There must be others like me. I always seem to be living with a woman and one acts differently then out of courtesy. But in my in between times of living alone, I had my little delicacies. Like, I’d simply take the phone off the hook, disconnect the doorbell, pull down all the shades and go to bed for 3 or 4 days and nights, just arising now and then to do my toilet, drink water, nibble on a bit of food. These times were precious to me, holy. I was like a battery getting a recharge—off of myself and the absence of Humanity. I have never been lonely. I have been confused, depressed, insane, suicidal, but never lonely in the sense that some person or persons might solve something for me. I never had a television set until I was 52 years old. And I only saw one movie in 20 years—
The Lost Weekend
. I went to check it out for authenticity.
Being alone has always been very necessary to me. At one time I was on one of my hot winning streaks at the racetracks. The money just came to me. A certain basic simple system was working for me. The horses moved south and I walked off my job and followed them down to Del Mar.

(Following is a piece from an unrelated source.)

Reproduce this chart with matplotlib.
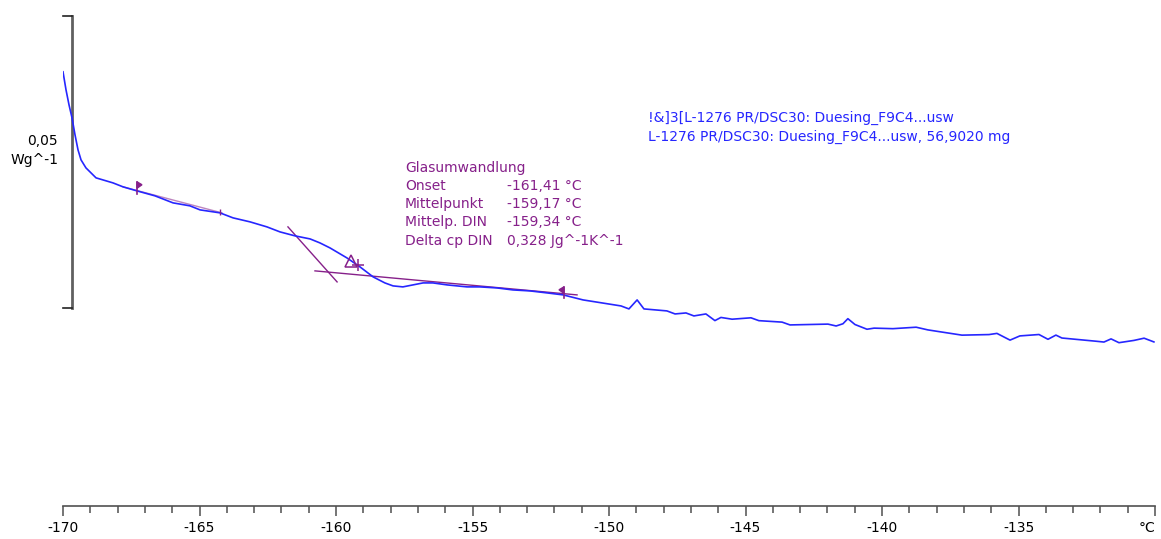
import numpy as np
import matplotlib.pyplot as plt
from matplotlib.ticker import MultipleLocator, FixedLocator, FixedFormatter

# ---------------------------------------------------------------------------
# DSC curve (temperature in degC, heat flow in W/g, arbitrary offset)
# ---------------------------------------------------------------------------
temp = [-170.00, -169.89, -169.78, -169.67, -169.56, -169.45, -169.34, -169.16,
        -168.79, -168.17, -167.80, -167.29, -166.63, -165.97, -165.35, -164.98,
        -164.25, -163.77, -163.15, -162.53, -162.05, -161.50, -160.95, -160.59,
        -160.22, -159.60, -159.12, -158.64, -158.21, -157.91, -157.55, -157.18,
        -156.81, -156.45, -155.93, -155.20, -154.73, -154.10, -153.52, -152.89,
        -152.27, -151.68, -150.95, -149.56, -149.27, -148.97, -148.72, -147.88,
        -147.58, -147.18, -146.89, -146.45, -146.12, -145.90, -145.49, -144.80,
        -144.51, -143.66, -143.37, -141.98, -141.68, -141.43, -141.25, -140.99,
        -140.55, -140.29, -139.60, -138.75, -138.32, -137.07, -136.08, -135.79,
        -135.31, -134.95, -134.25, -133.92, -133.63, -133.41, -132.16, -131.87,
        -131.61, -131.32, -130.77, -130.40, -130.04]
heatflow = [0.04041, 0.03733, 0.03476, 0.03253, 0.02962, 0.02705, 0.02534, 0.02397,
            0.02226, 0.02140, 0.02072, 0.02003, 0.01918, 0.01798, 0.01747, 0.01678,
            0.01627, 0.01541, 0.01473, 0.01387, 0.01301, 0.01233, 0.01181, 0.01113,
            0.01027, 0.00856, 0.00702, 0.00531, 0.00428, 0.00377, 0.00360, 0.00394,
            0.00428, 0.00428, 0.00394, 0.00360, 0.00360, 0.00342, 0.00308, 0.00291,
            0.00257, 0.00223, 0.00137, 0.00034, -0.00017, 0.00137, -0.00017, -0.00051,
            -0.00103, -0.00086, -0.00137, -0.00103, -0.00217, -0.00163, -0.00193, -0.00169,
            -0.00218, -0.00243, -0.00291, -0.00277, -0.00309, -0.00271, -0.00184, -0.00284,
            -0.00365, -0.00346, -0.00355, -0.00330, -0.00376, -0.00466, -0.00456, -0.00436,
            -0.00551, -0.00479, -0.00455, -0.00537, -0.00465, -0.00515, -0.00570, -0.00584,
            -0.00530, -0.00595, -0.00556, -0.00518, -0.00582]

# glass transition evaluation (tangents and markers)
tangent_before = ([-167.80, -164.18], [0.02072, 0.01627])
tangent_step = ([-161.76, -159.96], [0.01387, 0.00445])
tangent_after = ([-160.77, -151.17], [0.00634, 0.00223])
flag_left = (-167.29, 0.01952, 0.02158)
flag_right = (-151.65, 0.00170, 0.00360)
midpoint = (-159.40, 0.00770)

eval_labels = ['Onset', 'Mittelpunkt', 'Mittelp. DIN', 'Delta cp DIN']
eval_values = ['-161,41 °C', '-159,17 °C', '-159,34 °C', '0,328 Jg^-1K^-1']

curve_info = ['!&]3[L-1276 PR/DSC30: Duesing_F9C4...usw',
              'L-1276 PR/DSC30: Duesing_F9C4...usw, 56,9020 mg']

x_ticks = [-170, -165, -160, -155, -150, -145, -140, -135, -130]
x_labels = ['-170', '-165', '-160', '-155', '-150', '-145', '-140', '-135', '°C']

# ---------------------------------------------------------------------------
purple = '#86208a'
blue = '#2626ff'

fig = plt.figure(figsize=(11.61, 5.39), dpi=100)
ax = fig.add_axes([63 / 1161, 1 - 506 / 539, 1092 / 1161, 506 / 539])

ax.plot(temp, heatflow, color=blue, lw=1.2, zorder=3)

# tangents
ax.plot(*tangent_before, color=purple, lw=1.0, alpha=0.55, zorder=2)
ax.plot(*tangent_step, color=purple, lw=1.0, zorder=2)
ax.plot(*tangent_after, color=purple, lw=1.0, zorder=2)

# limit flags
for (fx, y0, y1), d in [(flag_left, 0.13), (flag_right, -0.13)]:
    ax.plot([fx, fx], [y0, y1], color=purple, lw=1.2, zorder=4)
    ax.fill([fx, fx + d * 1.4, fx], [y1, y1 - 0.0005, y1 - 0.0011],
            color=purple, zorder=4)
ax.plot([-164.25], [0.01640], marker='|', ms=4, color=purple, zorder=4)

# midpoint marker
ax.plot(midpoint[0] - 0.05, midpoint[1] + 0.0003, marker='^', ms=8,
        mfc='none', mec=purple, mew=1.1, zorder=4)
ax.plot(midpoint[0] + 0.2, midpoint[1] - 0.0003, marker='+', ms=9,
        color=purple, mew=1.1, zorder=4)

# evaluation text
ax.text(-157.47, 0.02397, 'Glasumwandlung', color=purple, fontsize=10,
        va='center', ha='left')
row_y = [0.02089, 0.01781, 0.01473, 0.01147]
for lab, val, yy in zip(eval_labels, eval_values, row_y):
    ax.text(-157.47, yy, lab, color=purple, fontsize=10, va='center', ha='left')
    ax.text(-153.74, yy, val, color=purple, fontsize=10, va='center', ha='left')

# curve info
for line, yy in zip(curve_info, [0.03253, 0.02928]):
    ax.text(-148.57, yy, line, color=blue, fontsize=10, va='center', ha='left')

# scale bar for the ordinate
bx = -169.67
ax.plot([bx, bx], [0.0, 0.05], color='#606060', lw=2, clip_on=False, zorder=1)
ax.plot([-170.0, bx], [0.05, 0.05], color='#222222', lw=1.2, clip_on=False)
ax.plot([-170.0, bx], [0.0, 0.0], color='#222222', lw=1.2, clip_on=False)
ax.text(-170.18, 0.0270, '0,05\nWg^-1', ha='right', va='center', fontsize=10,
        linespacing=1.45)

ax.set_xlim(-170, -130)
ax.set_ylim(-0.0339, 0.0527)

for s in ['top', 'left', 'right']:
    ax.spines[s].set_visible(False)
ax.spines['bottom'].set_color('#505050')
ax.spines['bottom'].set_linewidth(1.2)
ax.set_yticks([])
ax.xaxis.set_major_locator(FixedLocator(x_ticks))
ax.xaxis.set_major_formatter(FixedFormatter(x_labels))
ax.xaxis.set_minor_locator(MultipleLocator(1))
ax.tick_params(axis='x', which='major', length=7, width=1.1, color='#505050',
               labelsize=10, pad=4)
ax.tick_params(axis='x', which='minor', length=5, width=1.1, color='#505050')
for lab in ax.get_xticklabels():
    if lab.get_text() == '°C':
        lab.set_ha('right')

fig.savefig('out.png', dpi=100)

It was a good life. I’d win each day at the track. I had a routine. After the track I’d stop off at the liquor store for my fifth of whiskey and my six-pack of beer and the cigars. Then I’d get back into the car and cruise the coast for a new motel room. I liked a different one each night. I’d find a motel, park my stuff, shower, change clothes and then get my ass back into the car and cruise the coast again—this time for an eating place. And what I would look for was an eating place without many people in it. (The worst, I know.) But I didn’t like crowds. So, I always found one. Went in and ordered.
So, this particular night, I found a place, went in, sat at the counter, ordered: porterhouse steak with French fries, beer. Everything was fine. The waitress didn’t bother me. I sucked at my beer, ordered another. Then the meal came. Goddamn, it looked good. I began. I had a few fine bites, then the door opened and this fellow came in. There were 14 empty stools at the counter. This fellow sat down next to me.

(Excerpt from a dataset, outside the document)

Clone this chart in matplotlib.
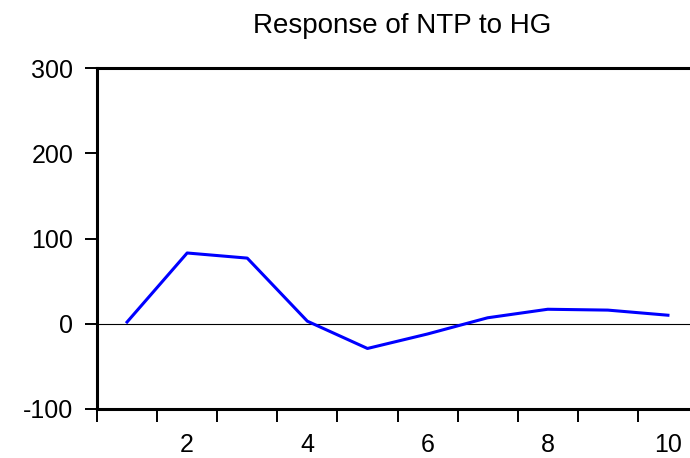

“Hi, Doris, how’s it going?”
“O.K, Eddie. How ya doing?”
“Fine.”
“What’ll ya have, Eddie?”
“Oh, just a cup of coffee, I guess . . .”
Doris brought Eddie his coffee.
“I think the fuel pump on my car is going out . . .”
“Always some damn thing, huh Eddie?”
“Yeah, now my wife needs new plates, Doris.”
“You mean houseware?”
“I mean mouthware!”
“Oh, Eddie, ha, ha, ha!”
“Well,” Eddie said, “when it rains it pours!”
I picked up my plate and my beer, my fork, my knife, my spoon, my napkin, my ass and moved it all the way over to a far booth. I sat down and began again. As I did I watched Eddie and Doris. They were whispering. Then Doris looked at me:
“Is everything all right, sir?”
“Now,” I told her, “it is . . .”
Nothing diminishes me like the crowd.
Say like on New Year’s night at midnight, everybody screaming, joyous, celebrating; I feel completely denuded, foolish, unhappy. If I am in a room full of them. If I am alone it’s better. New Year’s Eve is like any other eve to me: I drink.
Or standing with a group, being sworn in to a government job, I feel like I am eating shit stew, facing the flag, pledging allegiance. I always get out of that: I move my lips but in the sound of all the voices I don’t have to say any words and nobody knows.
There are certain privacies that are joyous and necessary. I maintain that I have certain inherent rights to oneness and that I am my own keeper. I am not cranky about this bit, just a touch fucking rigid: it creates a comedy of my own that I can laugh at, though soundlessly.
Some refuse to believe that I have these certain beliefs. There was this lady I had lived with for a year or so, a live one, a bit offed by shock therapy but better than most, she said in her cups, one night:
“Ah shit . . . I’ve read your stuff, I’ve heard you talk . . . you’re such a LONER! You’re such a fuckin’ RECLUSE! How come then you WRITE your stuff and then you send it OUT?”
“It helps pay for all that swill you jam down your throat.”